## EXERCISE DESCRIPTION:
Write out all the entries word for word and omit any pictures.

↓↓↓

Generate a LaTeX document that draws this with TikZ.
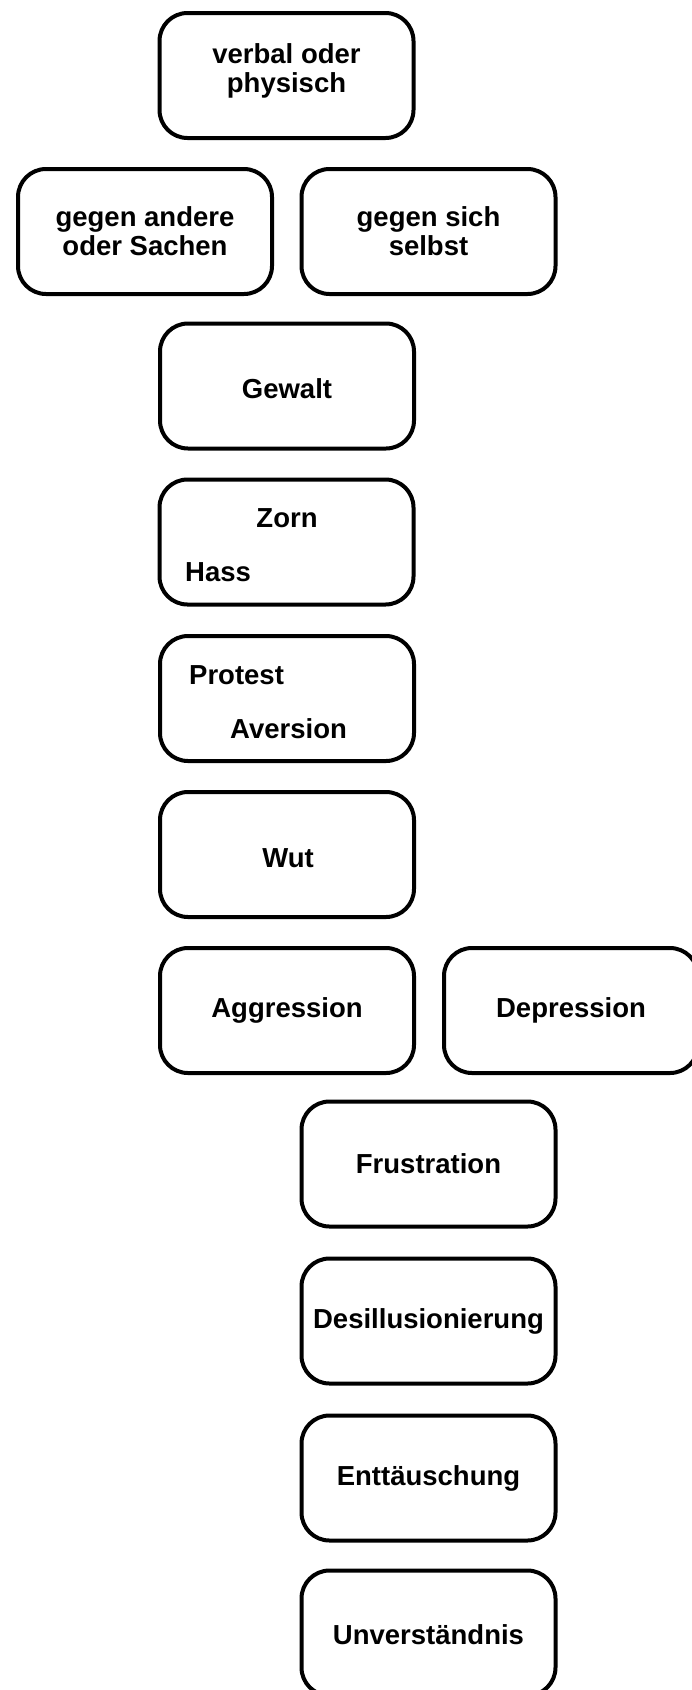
\documentclass[tikz,border=0pt]{standalone}
\usepackage{fontspec}
\setmainfont{Liberation Sans}
\usetikzlibrary{positioning}

\tikzset{
  feld/.style={draw, line width=4pt, rounded corners=28pt,
    minimum width=254pt, minimum height=125pt, inner sep=0pt,
    font=\bfseries\fontsize{27.5}{29}\selectfont, align=center},
  wort/.style={inner sep=0pt, font=\bfseries\fontsize{27.5}{29}\selectfont, align=center},
}

\begin{document}
\begin{tikzpicture}[x=1pt, y=-1pt]
    \useasboundingbox (0,0) rectangle (692,1690);
    \clip (0,0) rectangle (692,1690);

    % top row
    \node[feld] (verbal) at (286.5,75.5) {};
    \node[wort] (verbaltxt) at (286.5,70.5) {verbal oder\\physisch};
    \node[feld] (andere) at (145,231.5) {gegen andere\\oder Sachen};
    \node[feld] (selbst) at (428.5,231.5) {gegen sich\\selbst};

    % left column
    \node[feld] (gewalt) at (287,386) {};
    \node[wort] (gewalttxt) at (287,388.5) {Gewalt};
    \node[feld] (zorn) at (286.5,542) {};
    \node[wort] (zorntxt) at (287,518) {Zorn};
    \node[wort, anchor=west] (hass) at (185,572) {Hass};
    \node[feld] (protest) at (287,698.5) {};
    \node[wort, anchor=west] (protesttxt) at (189,675) {Protest};
    \node[wort, anchor=west] (aversion) at (230,729) {Aversion};
    \node[feld] (wut) at (287,854.5) {};
    \node[wort] (wuttxt) at (288,858.5) {Wut};
    \node[feld] (aggression) at (287,1010.5) {Aggression};
    \node[feld] (depression) at (571,1010.5) {Depression};

    % right column
    \node[feld] (frustration) at (428.5,1164) {Frustration};
    \node[feld] (desill) at (428.5,1321) {Desillusionierung};
    \node[feld] (enttaeusch) at (428.5,1478) {Enttäuschung};
    \node[feld] (unverst) at (428.5,1633) {};
    \node[wort] (unversttxt) at (428.5,1634.5) {Unverständnis};
\end{tikzpicture}
\end{document}
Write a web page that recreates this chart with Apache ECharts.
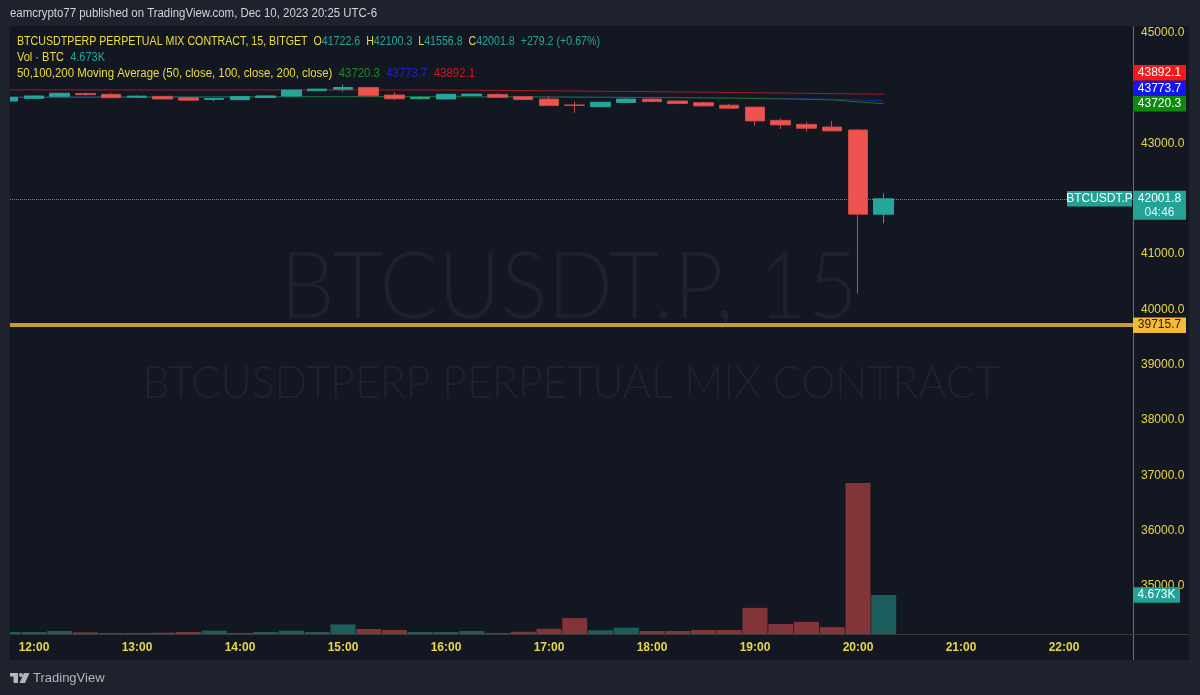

↑↑↑

## WORKED ANSWER:
Generate a LaTeX document that draws this with TikZ.
\documentclass[tikz,border=0pt]{standalone}
\usepackage{fontspec}
\setmainfont{Liberation Sans}
\usetikzlibrary{positioning}

\tikzset{
  feld/.style={draw, line width=4pt, rounded corners=28pt,
    minimum width=254pt, minimum height=125pt, inner sep=0pt,
    font=\bfseries\fontsize{27.5}{29}\selectfont, align=center},
  wort/.style={inner sep=0pt, font=\bfseries\fontsize{27.5}{29}\selectfont, align=center},
}

\begin{document}
\begin{tikzpicture}[x=1pt, y=-1pt]
    \useasboundingbox (0,0) rectangle (692,1690);
    \clip (0,0) rectangle (692,1690);

    % top row
    \node[feld] (verbal) at (286.5,75.5) {};
    \node[wort] (verbaltxt) at (286.5,70.5) {verbal oder\\physisch};
    \node[feld] (andere) at (145,231.5) {gegen andere\\oder Sachen};
    \node[feld] (selbst) at (428.5,231.5) {gegen sich\\selbst};

    % left column
    \node[feld] (gewalt) at (287,386) {};
    \node[wort] (gewalttxt) at (287,388.5) {Gewalt};
    \node[feld] (zorn) at (286.5,542) {};
    \node[wort] (zorntxt) at (287,518) {Zorn};
    \node[wort, anchor=west] (hass) at (185,572) {Hass};
    \node[feld] (protest) at (287,698.5) {};
    \node[wort, anchor=west] (protesttxt) at (189,675) {Protest};
    \node[wort, anchor=west] (aversion) at (230,729) {Aversion};
    \node[feld] (wut) at (287,854.5) {};
    \node[wort] (wuttxt) at (288,858.5) {Wut};
    \node[feld] (aggression) at (287,1010.5) {Aggression};
    \node[feld] (depression) at (571,1010.5) {Depression};

    % right column
    \node[feld] (frustration) at (428.5,1164) {Frustration};
    \node[feld] (desill) at (428.5,1321) {Desillusionierung};
    \node[feld] (enttaeusch) at (428.5,1478) {Enttäuschung};
    \node[feld] (unverst) at (428.5,1633) {};
    \node[wort] (unversttxt) at (428.5,1634.5) {Unverständnis};
\end{tikzpicture}
\end{document}
Write a web page that recreates this chart with Apache ECharts.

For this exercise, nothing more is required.